Council President Bender stated, "We committed to dismantling policing as we know it in the city of Minneapolis and to rebuild with our community a new model of public safety that actually keeps our community safe." The pledge was announced on Sunday morning. If nine out of 13 council members vote yes, the Council would have a veto-proof supermajority. According to Bender, the pledge is a recognition of the fact that the current method of policing is simply not working. She said, "[We need] to listen, especially to our black leaders, to our communities of color, for whom policing is not working and to really let the solutions lie in our community."



When asked for details about what the process of dismantling the Minneapolis Police Department might look like, the Council President stated that funding would be shifted from the department to "community-based strategies." Further to this, the Council is yet to discuss how they would "replace" the existing police department. Nonetheless, this is a more long-term approach to public safety rather than a myopic plan.
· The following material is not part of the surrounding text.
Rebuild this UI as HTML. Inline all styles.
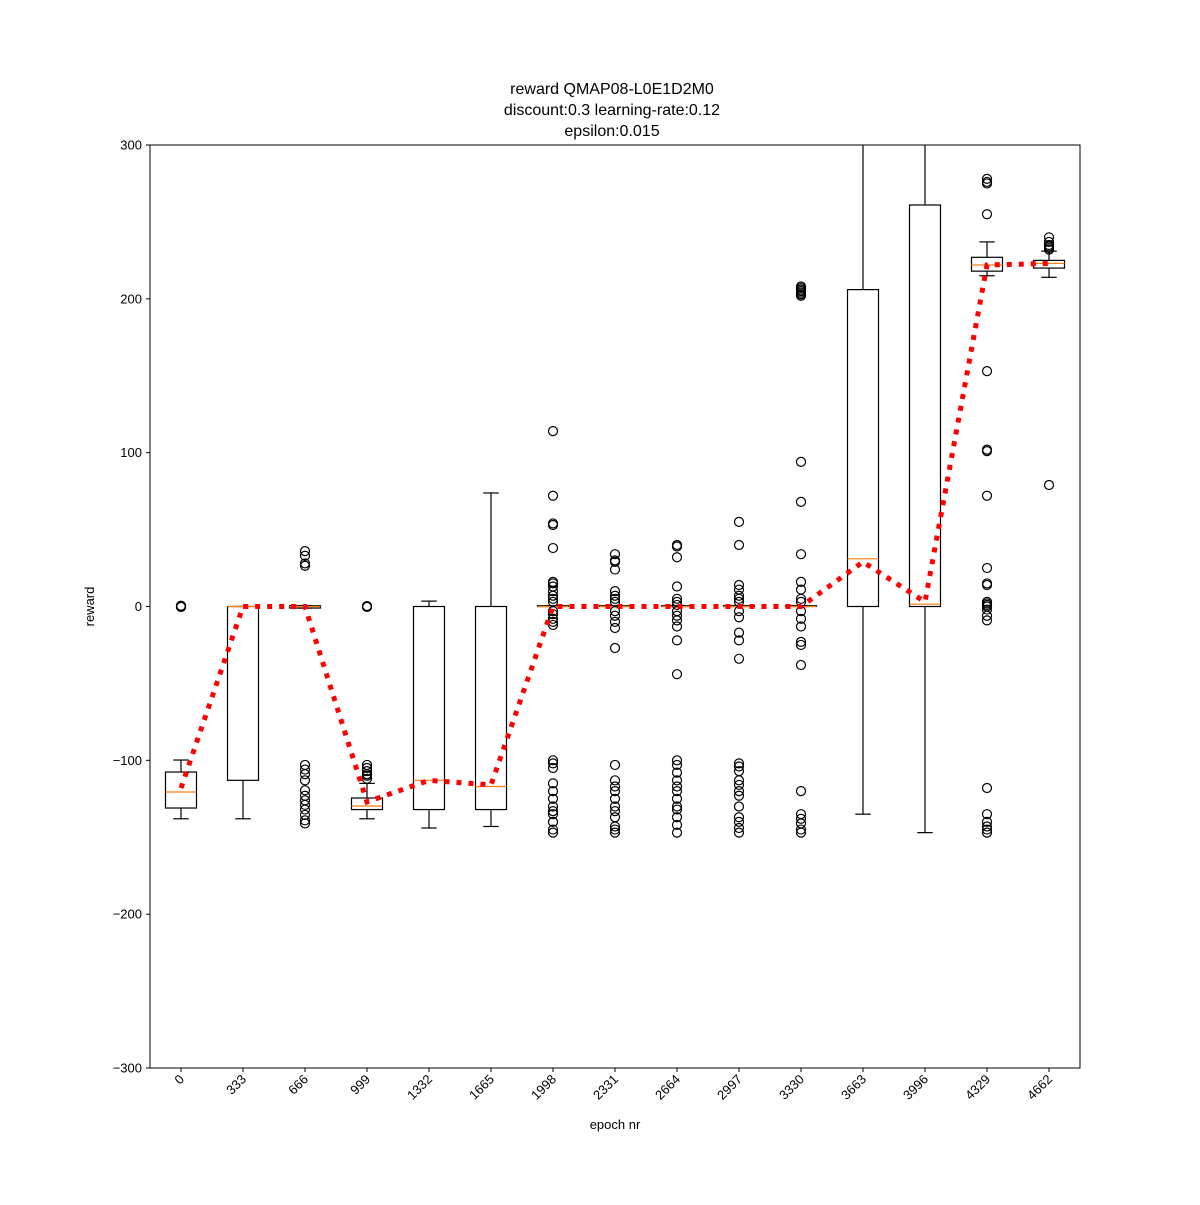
<!DOCTYPE html>
<html><head><meta charset="utf-8"><style>
body{margin:0;background:#fff;}
text{font-family:"Liberation Sans","DejaVu Sans",sans-serif;}
</style></head><body>
<svg id="chart" width="1200" height="1200" xmlns="http://www.w3.org/2000/svg">
<rect width="1200" height="1200" fill="#fff"/>
<g font-size="16" text-anchor="middle" fill="#000">
<text x="612" y="94">reward QMAP08-L0E1D2M0</text>
<text x="612" y="115">discount:0.3 learning-rate:0.12</text>
<text x="612" y="136">epsilon:0.015</text>
</g>
<defs><clipPath id="plotclip"><rect x="150" y="145" width="930" height="923"/></clipPath></defs>
<g id="boxes" clip-path="url(#plotclip)"></g>
<g id="axes"></g>
</svg>
<script>
const categories=["0","333","666","999","1332","1665","1998","2331","2664","2997","3330","3663","3996","4329","4662"];
const q1=[-131,-113,-1,-132,-132,-132,0,0,0,0,0,0,0,218,220];
const q3=[-107.6,0,0.5,-124.5,0,0,0.5,0.5,0.5,0.5,0.5,206,261,227,225];
const medians=[-120.6,0,0,-129.7,-113,-117,0,0,0,0,0,31,1.5,222,223];
const whiskLow=[-138,-138,-1,-138,-144,-143,0,0,0,0,0,-135,-147,215,214];
const whiskHigh=[-99.8,0,0.5,-115,3.5,73.8,0.5,0.5,0.5,0.5,0.5,320,320,237,231];
const means=[-118,0,0,-127,-113,-116,0,0,0,0,0,29,3,222,223];
const outliers=[
[0,0.3,-0.3,0.5],
[],
[36,33,28,26.5,-103,-106,-109,-113,-119.5,-123,-126,-129,-132,-135.5,-139,-141],
[0,0.3,-0.3,-103,-105,-107,-109,-110,-112],
[],
[],
[114,72,54,53,38,16,15,13,10,7,5,3,-3,-5,-8,-10,-12,-100,-102,-105,-115,-120,-125,-130,-133,-135,-140,-145,-147],
[34,30,29,24,10,7,5,3,-3,-6,-10,-14,-27,-103,-113,-117,-120,-125,-130,-133,-137,-143,-145,-147],
[40,39,32,13,5,3,1,-3,-6,-9,-13,-22,-44,-100,-103,-108,-113,-117,-120,-125,-130,-132,-137,-142,-147],
[55,40,14,11,7,5,3,-3,-7,-17,-22,-34,-102,-104,-107,-113,-116,-120,-123,-130,-137,-140,-144,-147],
[208,207,206,205,204,203,202,94,68,34,16,11,5,3,-3,-8,-13,-23,-25,-38,-120,-135,-138,-141,-145,-147],
[],
[],
[278,276,275,255,153,102,101,72,25,15,14,3,2,1,0,-2,-6,-9,-118,-135,-140,-143,-145,-147],
[240,237,235,234,233,232,79]
];
const yTicks=[-300,-200,-100,0,100,200,300];
const NS="http://www.w3.org/2000/svg";
const L=150,R=1080,T=145,B=1068,ymin=-300,ymax=300;
const step=(R-L)/categories.length;
function xs(i){return L+step*(i+0.5);}
function ys(v){return B-(v-ymin)/(ymax-ymin)*(B-T);}
function mk(tag,attrs,parent){const e=document.createElementNS(NS,tag);for(const k in attrs)e.setAttribute(k,attrs[k]);parent.appendChild(e);return e;}
const gb=document.getElementById('boxes'),ga=document.getElementById('axes');
const bw=31;
categories.forEach((c,i)=>{
  const x=xs(i);
  const g=mk('g',{},gb);
  
  
  mk('line',{x1:x,x2:x,y1:ys(q3[i]),y2:ys(whiskHigh[i]),stroke:'#000','stroke-width':1.2},g);
  mk('line',{x1:x,x2:x,y1:ys(q1[i]),y2:ys(whiskLow[i]),stroke:'#000','stroke-width':1.2},g);
  mk('line',{x1:x-bw/4,x2:x+bw/4,y1:ys(whiskHigh[i]),y2:ys(whiskHigh[i]),stroke:'#000','stroke-width':1.2},g);
  mk('line',{x1:x-bw/4,x2:x+bw/4,y1:ys(whiskLow[i]),y2:ys(whiskLow[i]),stroke:'#000','stroke-width':1.2},g);
  const top=ys(q3[i]),bot=ys(q1[i]);
  mk('rect',{x:x-bw/2,y:top,width:bw,height:Math.max(bot-top,0.5),fill:'none',stroke:'#000','stroke-width':1.2},g);
  mk('line',{x1:x-bw/2,x2:x+bw/2,y1:ys(medians[i]),y2:ys(medians[i]),stroke:'#ff7f0e','stroke-width':1.2},g);
  outliers[i].forEach(v=>{
    const o=mk('circle',{cx:x,cy:ys(v),r:4.5,fill:'none',stroke:'#000','stroke-width':1.2},g);
    
    
  });
});
const pts=means.map((m,i)=>xs(i)+','+ys(m)).join(' ');
const ml=mk('polyline',{points:pts,fill:'none',stroke:'#ff0000','stroke-width':5,'stroke-dasharray':'5,7'},gb);


const frame=mk('rect',{x:L,y:T,width:R-L,height:B-T,fill:'none',stroke:'#000','stroke-width':1},ga);


yTicks.forEach(t=>{
  const y=ys(t);
  mk('line',{x1:L-4,x2:L,y1:y,y2:y,stroke:'#000'},ga);
  const tx=mk('text',{x:L-8,y:y+4.5,'text-anchor':'end','font-size':13},ga);
  tx.textContent=t<0?'\u2212'+Math.abs(t):String(t);
  
  
});
categories.forEach((c,i)=>{
  const x=xs(i);
  mk('line',{x1:x,x2:x,y1:B,y2:B+4,stroke:'#000'},ga);
  const tx=mk('text',{x:x+4,y:B+12,'text-anchor':'end','font-size':13,transform:`rotate(-45 ${x+4} ${B+12})`},ga);
  tx.textContent=c;
  
  
});
const xl=mk('text',{x:(L+R)/2,y:1129,'text-anchor':'middle','font-size':13},ga);
xl.textContent='epoch nr';


const yl=mk('text',{x:94,y:(T+B)/2,'text-anchor':'middle','font-size':13,transform:`rotate(-90 94 ${(T+B)/2})`},ga);
yl.textContent='reward';


</script>
</body></html>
She explained, "The idea of having no police department is certainly not in the short term." The decision comes after Bender and eight other council members analyzed 911 calls made by constituents. According to their findings, most calls were made in search of mental health, health, EMT, and fire services.



The call to dismantle the police department has only grown stronger in the wake of Black Lives Matter protests across the city. Therefore, the announcement Bender made on Sunday was a recognition of the residents' frustrations, anger, and desire to restore justice to their communities. "We’re here because we hear you," President Bender affirmed. "We are here today because George Floyd was killed by the Minneapolis Police. We are here because here in Minneapolis and in cities across the United States it is clear that our existing system of policing and public safety is not keeping our communities safe. Our efforts at incremental reform have failed. Period."



The announcement comes after several other cities have moved to disinvest funds from their own police departments. Most recently, Mayor of Los Angeles Eric Garcetti cut $150 million from the Los Angeles Police Department and announced that it would be plugged into communities of color instead. Across the United States, citizens and government officials have begun to realize that police departments are largely ineffective and cause more problems than they solve. Therefore, it is hoped that more cities will follow suit.